Records from a data collection:
"""

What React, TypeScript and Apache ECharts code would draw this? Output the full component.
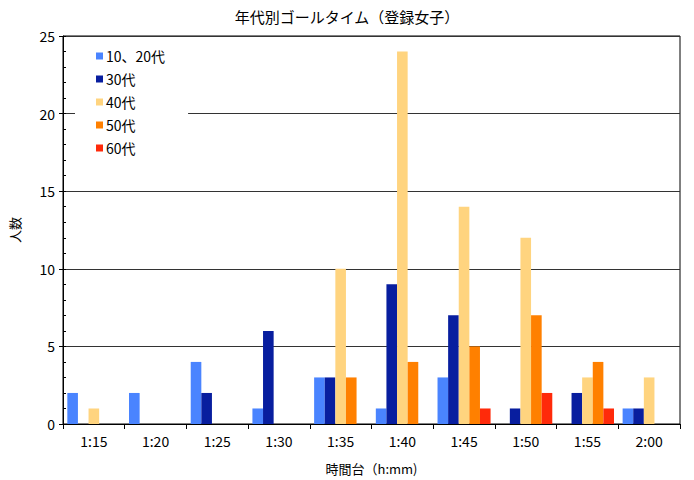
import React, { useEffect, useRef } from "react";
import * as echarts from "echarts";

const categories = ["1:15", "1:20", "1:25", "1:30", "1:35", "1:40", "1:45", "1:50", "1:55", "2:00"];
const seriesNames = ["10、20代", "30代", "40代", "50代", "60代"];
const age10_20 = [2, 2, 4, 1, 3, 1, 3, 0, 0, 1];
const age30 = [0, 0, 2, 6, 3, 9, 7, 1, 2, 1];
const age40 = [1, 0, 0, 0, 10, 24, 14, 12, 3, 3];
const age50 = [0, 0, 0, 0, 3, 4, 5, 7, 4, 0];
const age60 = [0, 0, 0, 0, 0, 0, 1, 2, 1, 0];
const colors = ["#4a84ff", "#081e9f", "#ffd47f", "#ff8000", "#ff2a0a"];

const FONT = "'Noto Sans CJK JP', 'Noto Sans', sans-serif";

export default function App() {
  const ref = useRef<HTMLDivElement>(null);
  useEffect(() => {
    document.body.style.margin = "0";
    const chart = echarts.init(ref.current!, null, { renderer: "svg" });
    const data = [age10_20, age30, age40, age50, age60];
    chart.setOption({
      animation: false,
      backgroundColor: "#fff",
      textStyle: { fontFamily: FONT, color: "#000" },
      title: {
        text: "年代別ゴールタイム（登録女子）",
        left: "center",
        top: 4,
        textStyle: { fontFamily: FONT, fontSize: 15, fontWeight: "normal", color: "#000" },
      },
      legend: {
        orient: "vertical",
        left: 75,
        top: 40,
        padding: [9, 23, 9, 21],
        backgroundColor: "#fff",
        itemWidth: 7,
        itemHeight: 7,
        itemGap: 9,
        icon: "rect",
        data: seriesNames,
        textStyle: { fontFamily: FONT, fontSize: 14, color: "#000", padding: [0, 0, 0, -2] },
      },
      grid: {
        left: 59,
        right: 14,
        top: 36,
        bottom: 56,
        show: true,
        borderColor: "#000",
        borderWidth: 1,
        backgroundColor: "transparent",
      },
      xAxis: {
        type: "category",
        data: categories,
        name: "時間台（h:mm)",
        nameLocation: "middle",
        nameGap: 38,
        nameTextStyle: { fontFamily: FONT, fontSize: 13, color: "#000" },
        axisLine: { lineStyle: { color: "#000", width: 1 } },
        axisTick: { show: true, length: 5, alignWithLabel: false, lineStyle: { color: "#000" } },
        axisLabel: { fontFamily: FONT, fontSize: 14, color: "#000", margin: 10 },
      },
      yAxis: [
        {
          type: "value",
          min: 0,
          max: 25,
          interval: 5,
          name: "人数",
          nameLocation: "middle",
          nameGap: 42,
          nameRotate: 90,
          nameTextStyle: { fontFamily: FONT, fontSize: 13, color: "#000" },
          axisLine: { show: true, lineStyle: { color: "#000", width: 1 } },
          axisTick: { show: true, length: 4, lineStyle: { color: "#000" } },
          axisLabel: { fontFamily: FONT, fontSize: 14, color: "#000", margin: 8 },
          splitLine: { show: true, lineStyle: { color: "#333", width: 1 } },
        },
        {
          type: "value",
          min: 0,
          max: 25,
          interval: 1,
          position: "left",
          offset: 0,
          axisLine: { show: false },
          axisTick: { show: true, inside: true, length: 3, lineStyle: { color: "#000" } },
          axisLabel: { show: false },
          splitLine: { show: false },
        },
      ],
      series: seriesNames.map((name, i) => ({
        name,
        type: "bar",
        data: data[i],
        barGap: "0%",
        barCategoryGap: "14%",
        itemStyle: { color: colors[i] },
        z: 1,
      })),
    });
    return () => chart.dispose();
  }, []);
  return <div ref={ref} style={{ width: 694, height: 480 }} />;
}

"""
"""

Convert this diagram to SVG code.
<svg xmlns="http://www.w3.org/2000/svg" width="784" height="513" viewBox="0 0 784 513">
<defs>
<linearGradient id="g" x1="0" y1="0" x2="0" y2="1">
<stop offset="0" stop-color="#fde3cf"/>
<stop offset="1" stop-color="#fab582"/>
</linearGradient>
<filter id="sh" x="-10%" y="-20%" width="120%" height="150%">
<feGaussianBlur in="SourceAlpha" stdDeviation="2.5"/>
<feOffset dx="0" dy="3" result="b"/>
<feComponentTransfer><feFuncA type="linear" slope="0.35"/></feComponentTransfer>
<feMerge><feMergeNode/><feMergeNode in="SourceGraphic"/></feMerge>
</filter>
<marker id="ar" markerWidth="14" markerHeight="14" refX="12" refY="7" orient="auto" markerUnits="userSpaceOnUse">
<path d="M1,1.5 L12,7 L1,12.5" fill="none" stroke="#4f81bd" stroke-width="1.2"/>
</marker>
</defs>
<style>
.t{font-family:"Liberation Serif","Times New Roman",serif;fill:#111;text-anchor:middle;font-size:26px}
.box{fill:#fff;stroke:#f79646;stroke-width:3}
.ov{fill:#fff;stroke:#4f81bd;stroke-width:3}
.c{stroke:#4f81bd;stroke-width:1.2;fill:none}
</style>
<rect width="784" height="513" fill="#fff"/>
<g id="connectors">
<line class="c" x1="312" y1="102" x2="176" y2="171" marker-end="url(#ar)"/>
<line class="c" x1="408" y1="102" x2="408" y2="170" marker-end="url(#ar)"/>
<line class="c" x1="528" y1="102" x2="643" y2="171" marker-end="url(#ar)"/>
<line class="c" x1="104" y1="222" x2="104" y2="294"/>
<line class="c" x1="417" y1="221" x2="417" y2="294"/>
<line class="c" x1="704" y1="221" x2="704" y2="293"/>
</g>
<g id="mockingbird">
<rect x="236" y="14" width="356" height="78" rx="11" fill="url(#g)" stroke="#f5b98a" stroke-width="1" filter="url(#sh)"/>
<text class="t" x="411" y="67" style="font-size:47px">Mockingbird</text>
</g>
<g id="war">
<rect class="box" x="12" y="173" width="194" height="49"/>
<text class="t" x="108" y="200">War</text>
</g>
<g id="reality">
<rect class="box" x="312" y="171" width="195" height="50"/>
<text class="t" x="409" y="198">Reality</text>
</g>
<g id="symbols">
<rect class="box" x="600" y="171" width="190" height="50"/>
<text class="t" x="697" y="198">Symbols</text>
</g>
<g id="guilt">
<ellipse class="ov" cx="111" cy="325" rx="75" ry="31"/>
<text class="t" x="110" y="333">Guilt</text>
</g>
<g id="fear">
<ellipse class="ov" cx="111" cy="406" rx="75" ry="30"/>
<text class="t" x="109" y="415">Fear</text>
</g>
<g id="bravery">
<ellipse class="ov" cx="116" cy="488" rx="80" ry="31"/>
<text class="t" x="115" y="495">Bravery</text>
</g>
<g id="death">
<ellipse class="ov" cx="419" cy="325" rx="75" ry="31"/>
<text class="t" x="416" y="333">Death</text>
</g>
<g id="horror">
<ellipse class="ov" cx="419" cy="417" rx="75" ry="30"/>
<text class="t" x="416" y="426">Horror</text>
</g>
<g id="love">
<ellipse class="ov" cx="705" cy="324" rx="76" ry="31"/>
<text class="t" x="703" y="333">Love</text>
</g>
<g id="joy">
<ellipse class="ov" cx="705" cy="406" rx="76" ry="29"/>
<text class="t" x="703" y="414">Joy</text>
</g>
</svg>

"""
"""

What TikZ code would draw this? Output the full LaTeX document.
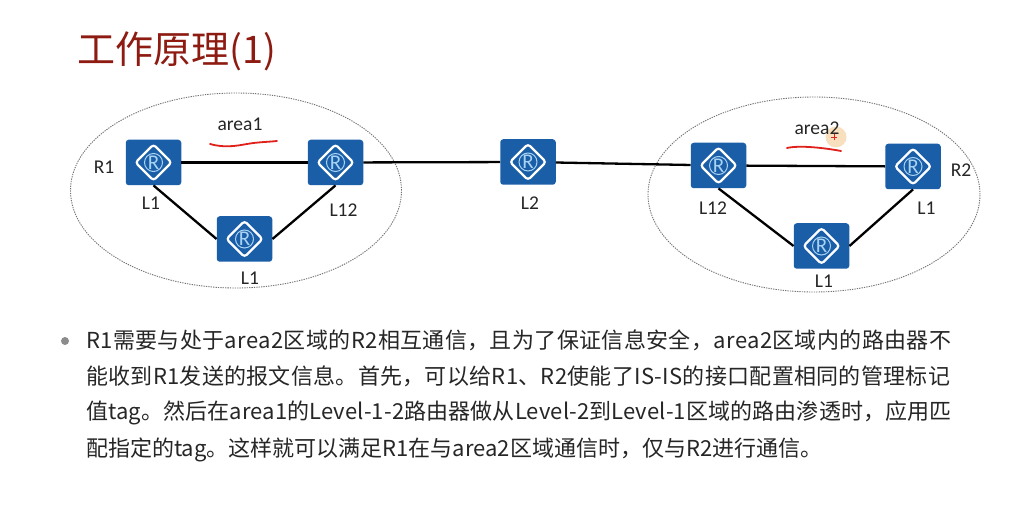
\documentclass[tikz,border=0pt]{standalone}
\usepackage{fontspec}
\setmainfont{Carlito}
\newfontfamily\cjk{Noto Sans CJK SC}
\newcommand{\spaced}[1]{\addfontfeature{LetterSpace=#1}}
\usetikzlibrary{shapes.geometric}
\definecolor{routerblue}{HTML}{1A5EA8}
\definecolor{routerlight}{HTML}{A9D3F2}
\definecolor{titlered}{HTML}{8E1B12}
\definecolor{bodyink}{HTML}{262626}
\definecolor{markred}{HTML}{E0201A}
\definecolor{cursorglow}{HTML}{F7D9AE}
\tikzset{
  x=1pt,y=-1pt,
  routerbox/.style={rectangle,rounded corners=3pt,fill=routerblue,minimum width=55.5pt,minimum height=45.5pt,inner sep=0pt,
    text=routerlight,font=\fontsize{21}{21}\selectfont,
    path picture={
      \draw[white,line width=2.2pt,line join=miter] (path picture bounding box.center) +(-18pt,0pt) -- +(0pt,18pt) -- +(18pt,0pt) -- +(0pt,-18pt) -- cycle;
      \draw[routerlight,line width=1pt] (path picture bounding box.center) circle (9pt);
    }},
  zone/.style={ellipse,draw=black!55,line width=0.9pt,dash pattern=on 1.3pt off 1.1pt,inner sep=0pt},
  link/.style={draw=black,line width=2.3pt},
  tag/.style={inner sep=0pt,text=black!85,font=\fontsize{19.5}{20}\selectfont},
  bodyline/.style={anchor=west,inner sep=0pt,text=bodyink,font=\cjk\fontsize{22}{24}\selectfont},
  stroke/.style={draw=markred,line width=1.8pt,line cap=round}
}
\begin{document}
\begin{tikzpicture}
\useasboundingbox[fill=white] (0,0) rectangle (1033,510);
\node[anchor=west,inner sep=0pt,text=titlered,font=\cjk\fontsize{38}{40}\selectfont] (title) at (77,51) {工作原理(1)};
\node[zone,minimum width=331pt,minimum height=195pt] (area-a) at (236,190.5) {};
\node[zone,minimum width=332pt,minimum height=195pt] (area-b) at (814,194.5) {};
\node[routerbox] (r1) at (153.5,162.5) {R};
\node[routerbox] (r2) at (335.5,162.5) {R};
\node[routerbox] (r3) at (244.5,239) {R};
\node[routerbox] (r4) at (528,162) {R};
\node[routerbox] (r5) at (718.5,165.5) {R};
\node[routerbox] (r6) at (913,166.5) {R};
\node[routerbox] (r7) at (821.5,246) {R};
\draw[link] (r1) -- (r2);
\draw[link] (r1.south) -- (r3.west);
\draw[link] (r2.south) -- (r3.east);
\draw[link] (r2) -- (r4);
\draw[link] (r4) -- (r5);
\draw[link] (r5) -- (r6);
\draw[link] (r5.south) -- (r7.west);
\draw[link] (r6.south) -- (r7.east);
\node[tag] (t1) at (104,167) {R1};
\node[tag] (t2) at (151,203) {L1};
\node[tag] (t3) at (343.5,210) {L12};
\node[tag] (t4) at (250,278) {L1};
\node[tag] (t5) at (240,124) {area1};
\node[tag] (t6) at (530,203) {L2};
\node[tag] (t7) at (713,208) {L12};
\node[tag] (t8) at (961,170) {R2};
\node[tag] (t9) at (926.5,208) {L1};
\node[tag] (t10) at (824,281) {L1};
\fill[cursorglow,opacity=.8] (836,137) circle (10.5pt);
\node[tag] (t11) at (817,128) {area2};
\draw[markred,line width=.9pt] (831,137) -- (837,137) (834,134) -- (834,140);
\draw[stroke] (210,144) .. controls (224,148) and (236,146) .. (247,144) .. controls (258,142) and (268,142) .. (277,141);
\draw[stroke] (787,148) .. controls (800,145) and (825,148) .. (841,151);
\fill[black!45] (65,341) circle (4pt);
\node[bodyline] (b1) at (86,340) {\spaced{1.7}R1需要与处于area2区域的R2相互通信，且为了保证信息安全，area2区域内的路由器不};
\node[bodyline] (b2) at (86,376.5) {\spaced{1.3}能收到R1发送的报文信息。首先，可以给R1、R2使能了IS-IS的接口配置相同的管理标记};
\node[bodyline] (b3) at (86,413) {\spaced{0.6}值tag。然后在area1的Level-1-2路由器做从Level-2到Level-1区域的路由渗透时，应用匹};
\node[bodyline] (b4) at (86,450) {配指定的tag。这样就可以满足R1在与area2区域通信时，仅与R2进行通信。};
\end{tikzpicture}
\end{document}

"""

- GIVEN TASK -
Wherever a line in the data above holds "would", copy that line.

- THE RESULT -
What React, TypeScript and Apache ECharts code would draw this? Output the full component.
What TikZ code would draw this? Output the full LaTeX document.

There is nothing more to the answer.